In fact, they're not even filters. What's happening is something called style transfer. When you use one of these apps to make your photo look like Van Gogh's "Starry Night," what's happening is a machine-learning algorithm is taking your photo, separating out its content, and at the same time taking "Starry Night" and separating out its style, and then making a brand-new digital image that's a combination of these two things. How does it do this exactly? How does it know what's style in one image and content in another? The short answer is deep neural networks. Deep neural networks are based very roughly off of how our own brains work. Our brains have individual neurons arranged in layers, and deep neural networks have little mathematical functions arranged in hot dogs.
I was just seeing if you were paying attention there. They are also arranged in layers. And when these layers of math neurons work together, they can do some pretty cool stuff– like recognize speech, and know what this handwriting says, and find all the dog photos I've ever taken. And about a year ago, people started experimenting with using the kind of neural nets that can recognize dogs, and sunglasses, and pizzas, and tons of other objects to make style transfer images like these. This inspired lots of other coders and artists to try out their own experiments– like this one from our friends at work that uses 3D imagery from Google Maps and this one from a few research scientists at Google that works with a webcam and combines styles from multiple paintings. So depending on what app you're using or what experiment results you're looking at, the details of how they do their thing are going to be different. But in general, here's how style transfer works– which means more talk about deep neural nets.

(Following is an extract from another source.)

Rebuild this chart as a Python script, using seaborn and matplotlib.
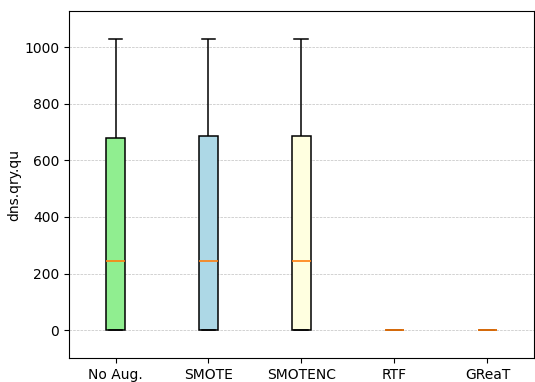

First, a deep neural net is called "deep" because it has many different layers of neurons, and each layer is good at detecting different features and patterns. So for example, when a neural net looks at this photo of my dog and tries to figure out what it is, a layer at the bottom might just be able to recognize edges. The next layer up might be good at figuring out where those edges meet to form corners or curves– maybe the next layer, basic shapes. Because as you move up through the layers, they become better at recognizing more sophisticated things. So the very top layers might be able to things like is there a dog nose or a dog face anywhere in this image. What features the different layers detect isn't something that's hard-coded in by an engineer.
It's just that the neural nets have learned to detect them based on lots of examples. So if I wanted to make that same photo have the style of "White Zig Zag," I pass it through the neural net, and the features the higher layers detect are going to be best at representing its content. I can do the same thing with that piece of art. And the lower and middle layers are going to be better at representing its style because the features they pick up on look more similar to things like brush strokes, colors, and textures. Then to take that style and combine it with this content. There's different approaches, but one way is to take a random pixely white noise image and keep adjusting the pixels until you can pass it through the same neural net and get lower-level features similar to the style image and higher level features similar to the content image. But of course, when you're using one of these apps or someone's experiment online, you upload a photo. Pick a style, give the math anywhere from a few nanoseconds to a few hours to do its thing. And then– voila– style has been transferred.
I am very curious to know what you think about style transfer and what you think it could be used for in the future. So please leave a comment below with your thoughts, and thanks for watching. [MUSIC PLAYING].